For Carolina Panthers head coach Dave Canales, every inch matters. Every route, every read, every call.
He doesn’t talk about the big picture as much as he talks about the next detail. And right now, those details are starting to turn the Panthers into one of the NFL’s most quietly dangerous teams.
Their win over the Dallas Cowboys wasn’t about flash or luck; it was about control. About composure. About a head coach drilling his team to focus on what’s directly in front of them, not the highlight reel beyond it.
And maybe most importantly, it was about what happens when those lessons finally start to stick. Late in the first half, down 17-10, the Panthers were driving and looking to score before halftime.

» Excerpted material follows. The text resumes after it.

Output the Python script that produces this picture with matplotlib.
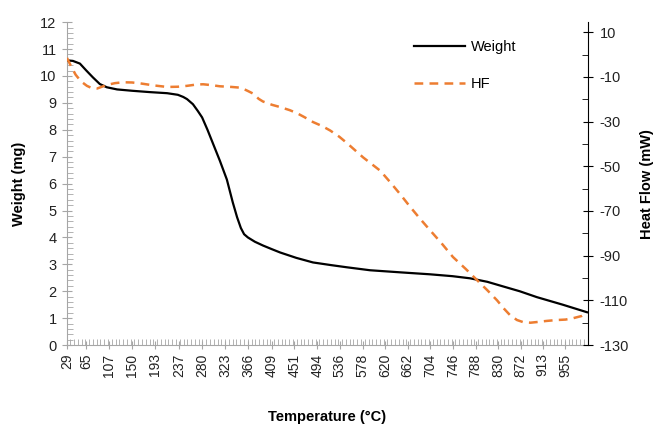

That’s when everything almost fell apart.
Carolina Panthers are finally starting to see Dave Canales' ethos come to life
Xavier Legette tried to pitch the ball to Rico Dowdle, but the ball came loose. The wide receiver somehow recovered it, and the Panthers salvaged the drive with a field goal.
What happened next mattered more than the scoreboard. Canales gathered his offense, looked at his young players, and said: “Guys, don’t make stuff up.”
Simple words, but layered with meaning. The Panthers don’t need to improvise their way out of chaos. They need to trust the work, the plan, and the process that got them here. That’s how mistakes become lessons instead of turning points.
If the lateral fiasco was a lesson in what not to do, the fourth-quarter drive was the payoff of what Canales has been building.
Bryce Young, who’s quietly blossoming under Canales, made sure every player knew the situation. “First down, get down,” he told the team before the final series.
The result was a perfectly executed four-minute drill. Trevor Etienne resisted the rookie temptation to chase his first touchdown, instead sliding inbounds to drain the clock. Undrafted kicker Ryan Fitzgerald hit the walk-off field goal, and the Panthers won.
The word “monster” usually implies dominance, power, and fear. But the team Canales is building in Carolina is more psychological. It’s learning from mistakes, the discipline to not score the touchdown, and the hunger to improve every single day.
Sure, the Panthers aren’t perfect. But they’re ahead of schedule because they’re finally doing the little things better than anyone expected. That’s what separates rebuilding projects that stall from the ones that take off.
The rest of the NFC South should pay attention: this isn’t the same Carolina team that used to beat itself. This one is learning how to win the right way: one detail, one drive, one lesson at a time.
And when all those details start stacking up, that’s when the monster becomes real.